Nevertheless, this is not to mean that modifying bioavailability of food compounds is useless. No, but it must be adequately realized, notably after having collected sufficient information about differential health impacts following different bioavailaibilty percentages and different kinetics of release within digestive tract; which has been well studied with starch and the well known concept of slow versus rapid carbohydrate, a useful concept for type 2 diabetic subjects [12].

References

  1. Fardet A (2014) A shift toward a new holistic paradigm will help to preserve and better process grain product food structure for improving their health effects. Food Funct DOI: 10.1039/C4FO00477A
  2. Fardet A (2014) Food health potential is primarily due to its matrix structure, then nutrient composition: a new paradigm for food classification according to technological processes applied. J Nutr Health Food Eng 1(5): 1-2.
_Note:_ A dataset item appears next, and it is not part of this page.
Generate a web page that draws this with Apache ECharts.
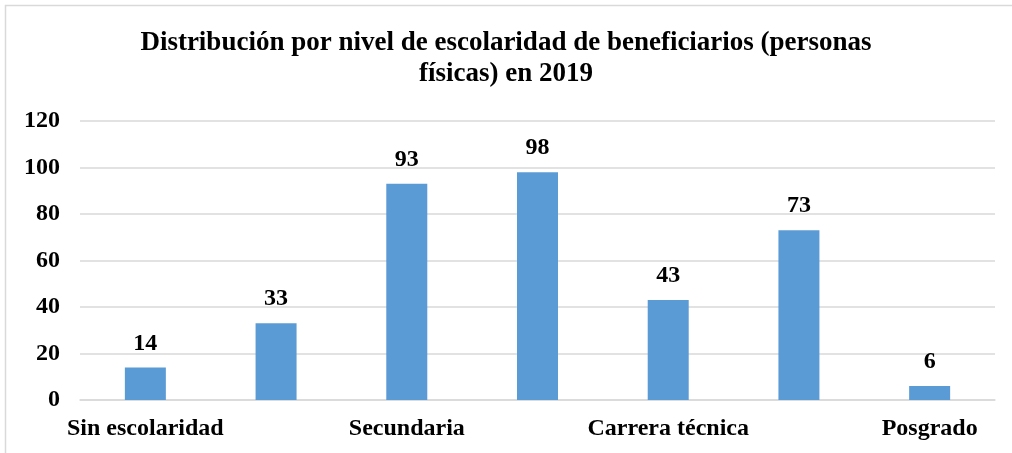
<!DOCTYPE html>
<html>
<head>
<meta charset="utf-8">
<script src="https://cdn.jsdelivr.net/npm/echarts@6/dist/echarts.min.js"></script>
<style>
  html, body { margin: 0; padding: 0; background: #fff; }
  #chart { width: 1012px; height: 453px; }
</style>
</head>
<body>
<div id="chart"></div>
<script>
// datos
const categorias = ["Sin escolaridad", "Primaria", "Secundaria", "Preparatoria", "Carrera técnica", "Licenciatura", "Posgrado"];
const valores = [14, 33, 93, 98, 43, 73, 6];
const ticksY = [0, 20, 40, 60, 80, 100, 120];

const fuente = "'Liberation Serif', 'DejaVu Serif', serif";

const chart = echarts.init(document.getElementById("chart"));
chart.setOption({
  animation: false,
  graphic: [{
    type: "rect",
    shape: { x: 5.5, y: 5.5, width: 1020, height: 460 },
    style: { fill: "none", stroke: "#d9d9d9", lineWidth: 1.5 },
    silent: true
  }],
  title: {
    text: "Distribución por nivel de escolaridad de beneficiarios (personas\nfísicas) en 2019",
    left: "center",
    top: 23,
    textStyle: {
      fontFamily: fuente,
      fontWeight: "bold",
      fontSize: 27,
      lineHeight: 31,
      color: "#000"
    }
  },
  grid: { left: 80, right: 17, top: 121, bottom: 53 },
  xAxis: {
    type: "category",
    data: categorias,
    axisLine: { lineStyle: { color: "#d9d9d9", width: 1.5 } },
    axisTick: { show: false },
    axisLabel: {
      interval: 1,
      margin: 17,
      fontFamily: fuente,
      fontWeight: "bold",
      fontSize: 24,
      color: "#000"
    }
  },
  yAxis: {
    type: "value",
    min: ticksY[0],
    max: ticksY[ticksY.length - 1],
    interval: 20,
    axisLine: { show: false },
    axisTick: { show: false },
    splitLine: { lineStyle: { color: "#d9d9d9", width: 1.5 } },
    axisLabel: {
      margin: 20,
      fontFamily: fuente,
      fontWeight: "bold",
      fontSize: 24,
      color: "#000"
    }
  },
  series: [{
    type: "bar",
    data: valores,
    barWidth: 41,
    itemStyle: { color: "#5b9bd5" },
    label: {
      show: true,
      position: "top",
      distance: 12,
      fontFamily: fuente,
      fontWeight: "bold",
      fontSize: 24,
      color: "#000"
    }
  }]
});
</script>
</body>
</html>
  3. Monteiro CA, Levy RB, Claro RM, de Castro IRR, Cannon G (2011) Increasing consumption of ultra-processed foods and likely impact on human health: evidence from Brazil. Public Health Nutr 14(1): 5-13.
  4. Fardet A (2014) Are technological processes the best friends of food health potential? Adv Nutr Food Technol 1: 103.
  5. Fardet A, Souchon I, Dupont Deds (2013) Food structure and nutritional effects. Quae Publisher, France, pp. 472.
  6. Myung SK, Ju W, Cho B, Oh SW, Park SM, et al. (2013) Efficacy of vitamin and antioxidant supplements in prevention of cardiovascular disease: systematic review and meta-analysis of randomised controlled trials. BMJ 346: f10.
  7. Riso P, Soldati L (2012) Food ingredients and supplements: is this the future? J Transl Med 10: 227.
  8. Riccioni G, D'Orazio N, Salvatore C, Franceschelli S, Pesce M, Speranza L (2012) Carotenoids and vitamins C and E in the prevention of cardiovascular disease. Int J Vitam Nutr Res 82(1): 15-26.
  9. Huang HY, Caballero B, Chang S, Alberg AJ, Semba RD, et al. (2006) The efficacy and safety of multivitamin and mineral supplement use to prevent cancer and chronic disease in adults: a systematic review for a National Institutes of Health State-of-the-Science Conference. Ann Intern Med 145(5): 372-385.
  10. WHO/FAO (2003) Diet, nutrition, and the prevention of chronic diseases. WHO Technical Report Series 916. Geneva, Switzerland, pp. 149.
  11. Bjelakovic G, Nikolova D, Gluud LL, Simonetti RG, Gluud C (2012) Antioxidant supplements for prevention of mortality in healthy participants and patients with various diseases. Cochrane Database Syst Rev 3: CD007176, doi: 10.1002/14651858.CD007176.
  12. Fardet A (2014) Technological processes, food nutritional value and type 2 diabetes. Med Mal Metabol 8: 608-611.